また1999年9月30日には東海村JCOの核燃料加工施設内でウランが臨界に達し核分裂反応が起こり、その際に発生した中性子線を浴びた作業員が2名死亡、1名が重症、667名もの職員・関係者が被曝者となった。

近年では東北大震災での福島原発における広範囲に渡った被爆事故が記憶に生々しい(事故処理は現在も遅々として進んでいない)。

核エネルギーが理論上から現実世界で使用(原子爆弾)されてから70年………今日私たち人間は兵器として登場した原子力をエネルギー供給の手段として利用しているが、はたして原子力は肯定できるのかそれとも否定し新たなエネルギー開発を模索するべきなのか?、世論も各社会・各国家も今だその方向性を見出してはいない。

ところで原子力エネルギーの利用にはどのようなメリット・デメリットがあるのだろうか……下記に書き出してみた。

【メリット・利点】
・安定した電力供給が可能
・発電時に地球温暖化の原因とされる二酸化炭素の排出がない
・使用燃料が極端に少なくて済む
・化石化燃料(石油)の依存度が少なくて済む
・経済性が高い
・再処理による国産エネルギーが手に入る
・世界に対し技術力の高さを証明できる
・酸素を必要としない


【デメリット・欠点】
・大事故が起こった際、周辺地域はおろか地球規模で被害が出る
・放射性物質(核廃棄物)という有毒物質を生み出す
・放射性廃棄物の処理および処理場の確定が困難
・常に軍事転用という危機をはらんでいる
・起動・停止に長時間を要する
・火力発電に比べ建設コストが大変高い
・テロの標的になる可能性大
・現時点における放射性廃棄物の無害化は不可能
・地質学的観点から建設場所の選定が困難


安定した電力供給や地球温暖化に対するクリーンなイメージ、そして何といっても経済性が非常に高いという点は評価できるが、問題は一朝事ある時は目も当てられないほどの大惨事を覚悟しなければならないという大問題を抱えている。

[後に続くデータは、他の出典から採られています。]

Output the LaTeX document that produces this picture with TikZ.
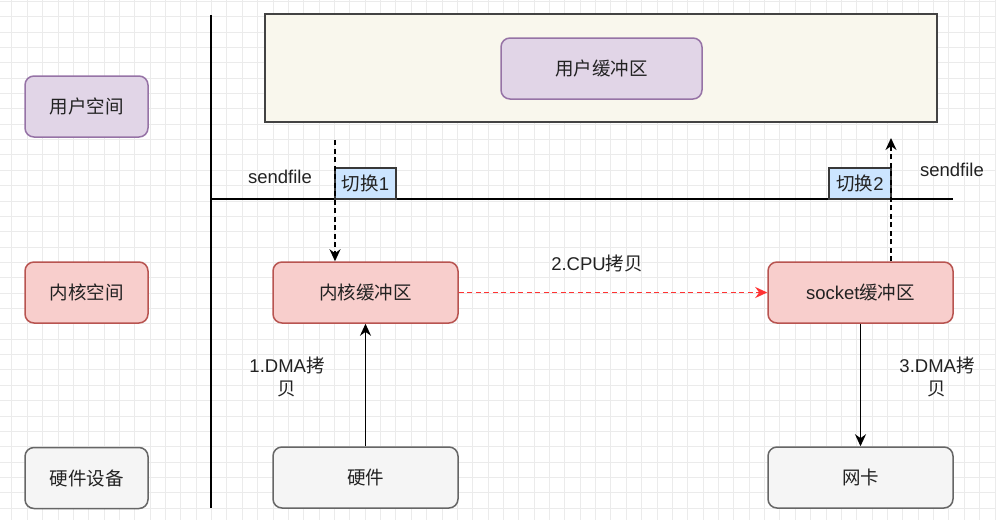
\documentclass[tikz,border=0pt]{standalone}
\usepackage{fontspec}
\setmainfont{Liberation Sans}
\newfontfamily\cjk{Noto Sans CJK SC}
\newcommand{\zh}[1]{{\cjk #1}}
\usetikzlibrary{arrows.meta}
\definecolor{gridc}{HTML}{EBEBEB}
\definecolor{txt}{HTML}{222222}
\definecolor{purf}{HTML}{E1D5E7}\definecolor{purd}{HTML}{9673A6}
\definecolor{redf}{HTML}{F8CECC}\definecolor{redd}{HTML}{B85450}
\definecolor{grf}{HTML}{F5F5F5}\definecolor{grd}{HTML}{666666}
\definecolor{cream}{HTML}{F9F7ED}
\definecolor{bluef}{HTML}{CCE5FF}
\definecolor{arrred}{HTML}{FF3333}
\tikzset{
  box/.style={rounded corners=9pt, line width=1.5pt, inner sep=0pt, minimum width=185pt, minimum height=61pt, text=txt, font=\fontsize{18.5}{22}\selectfont},
  purbox/.style={box, fill=purf, draw=purd},
  redbox/.style={box, fill=redf, draw=redd},
  grbox/.style={box, fill=grf, draw=grd},
  swbox/.style={line width=1.5pt, draw=txt!90, fill=bluef, inner sep=0pt, minimum width=61pt, minimum height=31pt, text=txt, font=\fontsize{18.5}{22}\selectfont},
  lbl/.style={text=txt, font=\fontsize{18.5}{23}\selectfont, align=center, inner sep=0pt},
  arr/.style={line width=1.7pt, -{Stealth[length=12pt,width=11pt]}},
  dsh/.style={dash pattern=on 5pt off 3.5pt},
}
\begin{document}
\begin{tikzpicture}[x=1pt,y=-1pt]
\useasboundingbox (0,0) rectangle (996,520);
\fill[white] (0,0) rectangle (996,520);
\foreach \i in {0,...,64} \draw[gridc, line width=0.9pt] (11.9+\i*15.36,0) -- (11.9+\i*15.36,520);
\foreach \j in {0,...,33} \draw[gridc, line width=0.9pt] (0,1.3+\j*15.36) -- (996,1.3+\j*15.36);
% axes
\draw[line width=1.8pt, black] (211,15) -- (211,508);
\draw[line width=1.8pt, black] (211,199) -- (953,199);
% big user box
\node[draw=txt!85, fill=cream, line width=1.5pt, minimum width=672pt, minimum height=108pt, inner sep=0pt] (big) at (601,68) {};
\node[purbox, minimum width=201pt] (ub) at (601.5,68.5) {\zh{用户缓冲区}};
% left labels
\node[purbox, minimum width=123pt] (us) at (86.5,106.5) {\zh{用户空间}};
\node[redbox, minimum width=123pt] (ks) at (86.5,292.5) {\zh{内核空间}};
\node[grbox, minimum width=123pt] (hd) at (86.5,478) {\zh{硬件设备}};
% kernel buffers
\node[redbox] (kb) at (365.5,292.5) {\zh{内核缓冲区}};
\node[redbox] (sb) at (860.5,292.5) {socket\zh{缓冲区}};
\node[grbox] (hw) at (365.5,477.5) {\zh{硬件}};
\node[grbox] (nc) at (860.5,477.5) {\zh{网卡}};
% switch boxes
\node[swbox] (sw1) at (365.5,183.5) {\zh{切换}1};
\node[swbox, minimum width=62pt] (sw2) at (860,183.5) {\zh{切换}2};
% texts
\node[lbl] (sf1) at (280,177) {sendfile};
\node[lbl] (sf2) at (952,170) {sendfile};
\node[lbl] (cpu) at (597,263) {2.CPU\zh{拷贝}};
\node[lbl] (dma1) at (287,377) {1.DMA\zh{拷}\\\zh{贝}};
\node[lbl] (dma3) at (937,377) {3.DMA\zh{拷}\\\zh{贝}};
% connectors
\coordinate (c1) at (335,140);
\coordinate (c2) at (891,138);
\draw[arr, dsh, black] (c1) -- (c1 |- kb.north);
\draw[arr, dsh, black] (c2 |- sb.north) -- (c2);
\draw[arr, dsh, arrred] (kb.east) -- (sb.west);
\draw[arr, black] (hw.north) -- (kb.south);
\draw[arr, black] (sb.south) -- (nc.north);
\end{tikzpicture}
\end{document}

そして何と言っても一番の難題は使用済みの核燃料(核廃棄物)を無害にできないということである。現在私たちが持つ科学力では廃棄物の無害化は不可能であり、また自然に無害化するまでの時間的経過は人類の時間的観念からすれば、ほとんど半永久といってよいほどの年月がかかる。

……それゆえ、核廃棄物を厳重管理できる場所や施設を建設できたとしても(現にヨーロッパ各地やアメリカにはあるが…)、それはただ単に管理しているだけに過ぎず何か事が起これば、いつ何時放射能汚染が地球規模で広がるか分からないという恐怖がつきまとっている。

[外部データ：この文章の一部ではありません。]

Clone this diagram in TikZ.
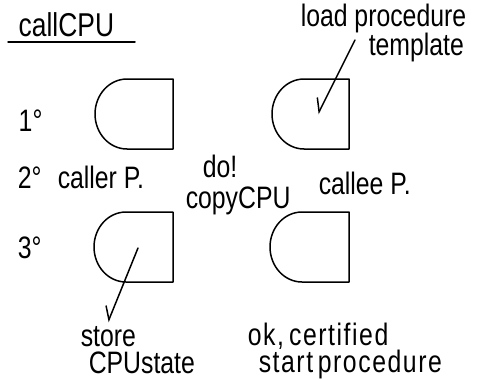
\documentclass[tikz,border=0pt]{standalone}
\usepackage{fontspec}
\setmainfont{Liberation Sans}[FakeStretch=0.8]
\usetikzlibrary{arrows.meta}
\begin{document}
\begin{tikzpicture}[x=1pt, y=-1pt, line width=1.5pt, line join=round, line cap=round,
  lbl/.style={anchor=base west, inner sep=0pt, font=\fontsize{31}{27}\selectfont},
  twoline/.style={lbl, align=left},
  wide/.style={twoline, font=\fontsize{31}{27}\selectfont\addfontfeature{LetterSpace=5}},
  ttl/.style={lbl, font=\fontsize{33}{38}\selectfont},
  dbox/.style={draw, line width=1.5pt},
  pointer/.style={draw, line width=1.5pt, -{Straight Barb[right, length=12pt, width=16pt]}}]
\useasboundingbox (0,0) rectangle (488,380);

% title
\node[ttl] (title) at (18,37) {callCPU};
\coordinate (ulA) at (8,42);
\coordinate (ulB) at (135,42);
\draw (ulA) -- (ulB);

% step numbers
\node[lbl] (n1) at (18,131) {1°};
\node[lbl] (n2) at (17,188) {2°};
\node[lbl] (n3) at (17,258) {3°};

% processor shapes: straight right side, rounded left side
\draw[dbox] (173,149) -- (173,79) -- (127,79)
  arc[start angle=90, end angle=270, x radius=32pt, y radius=35pt] -- cycle;
\draw[dbox] (349,149) -- (349,79) -- (304,79)
  arc[start angle=90, end angle=270, x radius=32pt, y radius=35pt] -- cycle;
\draw[dbox] (173,282) -- (173,212) -- (126,212)
  arc[start angle=90, end angle=270, x radius=32pt, y radius=35pt] -- cycle;
\draw[dbox] (349,282) -- (349,212) -- (302,212)
  arc[start angle=90, end angle=270, x radius=32pt, y radius=35pt] -- cycle;

% labels (base anchor sits on the last line of a two-line label)
\node[twoline] (load) at (300,56) {load procedure\\\hspace{68pt}template};
\node[lbl] (caller) at (57,188) {caller P.};
\node[lbl] (do) at (202,177) {do!};
\node[lbl] (copy) at (185,208) {copyCPU};
\node[lbl] (callee) at (318,194) {callee P.};
\node[twoline] (store) at (80,373) {store\\\hspace{8pt}CPUstate};
\node[wide] (ok) at (247,372) {ok,\,certified\\\hspace{11pt}start\hspace{0.15em}procedure};

% pointers
\coordinate (p1a) at (355,40);
\coordinate (p1b) at (318,114);
\coordinate (p2a) at (138,248);
\coordinate (p2b) at (108,322);
\draw[pointer] (p1a) -- (p1b);
\draw[pointer] (p2a) -- (p2b);
\end{tikzpicture}
\end{document}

日本では福島県での原子力発電所損壊事故による放射能問題が今だ解決の糸口さえつかめないでいる、また管理・運営を行っている東京電力のずさんな事後処理対応は今もなお続いている。日本における原発(核エネルギー)利用に対する有無は、福島事故からわずか4年で継続に傾きつつあるが、それは果たして正しい選択なのか否か?…………。

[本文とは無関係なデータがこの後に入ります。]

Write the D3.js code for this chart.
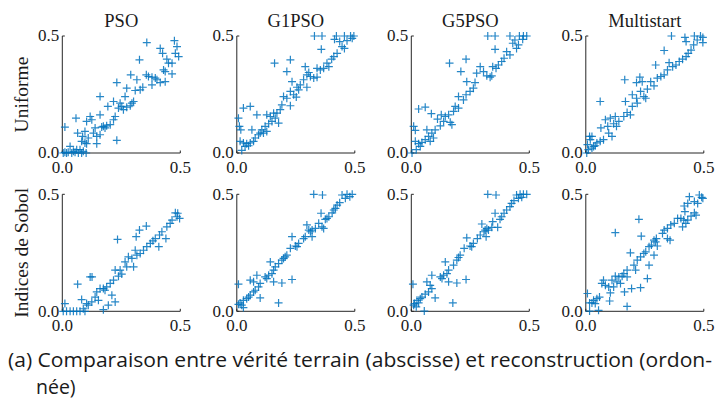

エネルギー問題は日本にとっては深刻な問題であり、そういった意味では原子力は大変効率よく重宝なモノであることは認めるが、目先の利に目が眩み、最終的には日本国土とそこに暮す市民が塗炭の苦しみを味わうことにならないかどうか、政治家も官僚も、そして研究者達も十分な精査を行って欲しいと思う。

日本が…諸外国が……‘Atomic Energy’について地球規模で真剣に討議する前に、人類全体が墓穴に入らねばならないなどと言うことにならないよう願うばかりである。